The only justification capitalism will recognise for that sort of spending is military or economic. We already know that any improvements in rocket power and guidance systems are applied to the delivery systems of nuclear missiles. We have also heard that the space powers can now orbit nuclear bombs above the earth, selecting the point at which they will come back through the atmosphere and onto their target.

There is also the possibility — and how strong this may be is one of the things the Americans and the Russian are not in a hurry to publicise — that the moon and other planets contain valuable minerals, it is not far fetched, then, to imagine a power struggle for possession of the planets, in space and so for dominance over the space lanes.

These should have been sobering thoughts for the world, as it goggled at the fantastic pictures coming back from Apollo 8 over Christmas. The glamour and excitement of it all obscured the cold, unpleasant realities but one day they will have to be faced, just as we have had to face the realities of the exploits of the Wright brothers.

The crew of Apollo 8 are brave men, dedicated to what they believe is the advance of humanity. This is not the first time capitalism has taken such useful instincts and perverted them for its own inhuman purposes.

Getting Tough

Whenever she is pressed on the point, Barbara Castle stubbornly insists that she is a left wing socialist — which in her vocabulary means the very opposite of someone who acts as she does in her job as boss of the Department of Employment and Productivity.

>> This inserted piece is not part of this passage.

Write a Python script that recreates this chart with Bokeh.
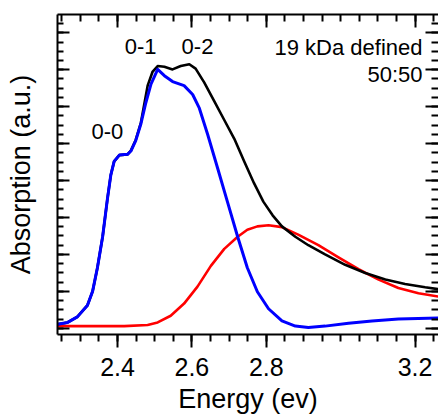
from bokeh.plotting import figure
from bokeh.models import (Range1d, LinearAxis, FixedTicker, SingleIntervalTicker, Label,
                          CustomLabelingPolicy)
from bokeh.embed import file_html
from bokeh.resources import INLINE

# ---- data ----
blue_e = [2.239, 2.266, 2.292, 2.319, 2.333, 2.346, 2.360, 2.373, 2.382, 2.391, 2.405, 2.427,
          2.436, 2.449, 2.463, 2.476, 2.490, 2.508, 2.526, 2.548, 2.579, 2.602, 2.620, 2.642,
          2.669, 2.696, 2.723, 2.749, 2.776, 2.806, 2.842, 2.878, 2.913, 2.958, 3.021, 3.084,
          3.155, 3.263]
blue_a = [0.011, 0.016, 0.031, 0.062, 0.100, 0.164, 0.248, 0.351, 0.415, 0.452, 0.469, 0.471,
          0.480, 0.508, 0.554, 0.610, 0.661, 0.701, 0.684, 0.668, 0.657, 0.633, 0.596, 0.526,
          0.434, 0.341, 0.248, 0.164, 0.099, 0.053, 0.020, 0.006, 0.002, 0.006, 0.014, 0.020,
          0.025, 0.028]

red_e = [2.239, 2.418, 2.481, 2.508, 2.543, 2.579, 2.615, 2.651, 2.687, 2.723, 2.749, 2.776,
         2.806, 2.842, 2.887, 2.940, 2.994, 3.048, 3.102, 3.155, 3.209, 3.263]
red_a = [0.006, 0.006, 0.009, 0.016, 0.034, 0.067, 0.113, 0.169, 0.215, 0.248, 0.267, 0.276,
         0.279, 0.274, 0.253, 0.225, 0.192, 0.160, 0.132, 0.109, 0.095, 0.086]

black_e = [2.239, 2.266, 2.292, 2.319, 2.333, 2.346, 2.360, 2.373, 2.382, 2.391, 2.405, 2.427,
           2.436, 2.449, 2.463, 2.481, 2.494, 2.508, 2.526, 2.548, 2.570, 2.593, 2.610, 2.633,
           2.660, 2.687, 2.714, 2.741, 2.767, 2.792, 2.817, 2.842, 2.878, 2.913, 2.958, 3.012,
           3.066, 3.120, 3.173, 3.227, 3.263]
black_a = [0.011, 0.016, 0.031, 0.062, 0.100, 0.164, 0.248, 0.351, 0.415, 0.452, 0.469, 0.471,
           0.481, 0.510, 0.557, 0.657, 0.694, 0.710, 0.708, 0.701, 0.710, 0.715, 0.703, 0.666,
           0.615, 0.564, 0.513, 0.451, 0.393, 0.343, 0.306, 0.276, 0.248, 0.225, 0.200, 0.172,
           0.150, 0.132, 0.120, 0.111, 0.106]

x_tick_values = [2.4, 2.6, 2.8, 3.2]
x_minor_ticks = [round(2.25 + 0.05 * i, 2) for i in range(21)]

peak_labels = ["0-0", "0-1", "0-2"]
peak_label_e = [2.373, 2.462, 2.615]
peak_label_a = [0.532, 0.763, 0.763]

FONT = "Liberation Sans"

p = figure(width=438, height=416, output_backend="svg", toolbar_location=None,
           x_range=Range1d(2.2387, 3.2629), y_range=Range1d(-0.0167, 0.8496),
           x_axis_type=None, y_axis_type=None,
           min_border_left=57, min_border_right=0, min_border_top=14, min_border_bottom=0)
p.outline_line_color = None
p.grid.visible = False
p.background_fill_color = "white"
p.border_fill_color = "white"

xticker = FixedTicker(ticks=x_tick_values, minor_ticks=x_minor_ticks)
yticker = SingleIntervalTicker(interval=0.1, num_minor_ticks=4)


def no_labels(ax):
    ax.major_label_policy = CustomLabelingPolicy(code="return []")
    ax.major_label_text_font_size = "0px"
    ax.major_label_standoff = 0


# bottom axis
xb = LinearAxis(ticker=xticker, axis_label="Energy (ev)")
xb.axis_line_width = 2
xb.major_tick_line_width = 2
xb.minor_tick_line_width = 2
xb.major_tick_in = 0
xb.major_tick_out = 13
xb.minor_tick_in = 0
xb.minor_tick_out = 7
xb.major_label_text_font = FONT
xb.major_label_text_font_size = "25px"
xb.major_label_text_color = "black"
xb.major_label_standoff = 10
xb.axis_label_text_font = FONT
xb.axis_label_text_font_size = "27px"
xb.axis_label_text_font_style = "normal"
xb.axis_label_text_color = "black"
xb.axis_label_standoff = 5
p.add_layout(xb, "below")

# top axis (ticks inside, no labels)
xt = LinearAxis(ticker=xticker)
xt.axis_line_width = 2
xt.major_tick_line_width = 2
xt.minor_tick_line_width = 2
xt.major_tick_in = 13
xt.major_tick_out = 0
xt.minor_tick_in = 7
xt.minor_tick_out = 0
no_labels(xt)
p.add_layout(xt, "above")

# left axis
yl = LinearAxis(ticker=yticker, axis_label="Absorption (a.u.)")
yl.axis_line_width = 2
yl.major_tick_line_width = 2
yl.minor_tick_line_width = 2
yl.major_tick_in = 12
yl.major_tick_out = 0
yl.minor_tick_in = 6
yl.minor_tick_out = 0
no_labels(yl)
yl.axis_label_text_font = FONT
yl.axis_label_text_font_size = "27px"
yl.axis_label_text_font_style = "normal"
yl.axis_label_text_color = "black"
yl.axis_label_standoff = 22
p.add_layout(yl, "left")

# right axis (ticks inside only)
yr = LinearAxis(ticker=yticker)
yr.axis_line_color = None
yr.major_tick_line_width = 2
yr.minor_tick_line_width = 2
yr.major_tick_in = 13
yr.major_tick_out = 0
yr.minor_tick_in = 7
yr.minor_tick_out = 0
no_labels(yr)
p.add_layout(yr, "right")

p.line(red_e, red_a, line_color="#ff0000", line_width=2.6, line_join="round")
p.line(black_e, black_a, line_color="black", line_width=2.6, line_join="round")
p.line(blue_e, blue_a, line_color="#0000ff", line_width=3, line_join="round")

for t, xe, ya in zip(peak_labels, peak_label_e, peak_label_a):
    p.add_layout(Label(x=xe, y=ya, text=t, text_align="center", text_baseline="middle",
                       text_font=FONT, text_font_size="22px", text_color="black"))

p.add_layout(Label(x=3.2199, y=0.760, text="19 kDa defined", text_align="right",
                   text_baseline="middle", text_font=FONT, text_font_size="22px",
                   text_color="black"))
p.add_layout(Label(x=3.2199, y=0.688, text="50:50", text_align="right",
                   text_baseline="middle", text_font=FONT, text_font_size="22px",
                   text_color="black"))

open("out.html", "w").write(file_html(p, INLINE))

After her determined axing of wage claims under the Prices and Incomes Act, Castle is now getting ready for what might be her biggest fight so far. The government are preparing legislation which, under the name “reform”, will be nothing other than another restriction on the unions.

Castle wants a 28 day cooling off period before some strikes and compulsory balloting before official national strikes, with prosecution and fines for those who break the law.

Both sides of industry are pressing for changes in these proposals; the employers want them tougher and the unions are timidly asking for some relaxations.

Whatever happens, we are clearly in for another step in what may be one of Labour’s dearest ambitions — the control of wages. It is reasonable to wonder whether the government is clinging to office, in face of the humiliating election results, only long enough to attempt that particular piece of dirty work for the British capitalist class.

The government are justifying their proposals with the weary argument that if they don’t do it the Tories will — which is a clear admission that Labour is as much the enemy of the unions as the Tories.

Then there is the case put up for the ballots — that it is the democratic way of doing it, that a national strike which affects millions of people should not be decided upon by a handful of men.

In practice, the ballot might be a two edged weapon. In the meantime, may we ask how far Labour will carry this democratic idea? When they want to take a decision on something which will affect millions of people — like devaluation, prescription charges and so on, will they arrange a ballot before they act?

No prizes are offered for the answer to that question.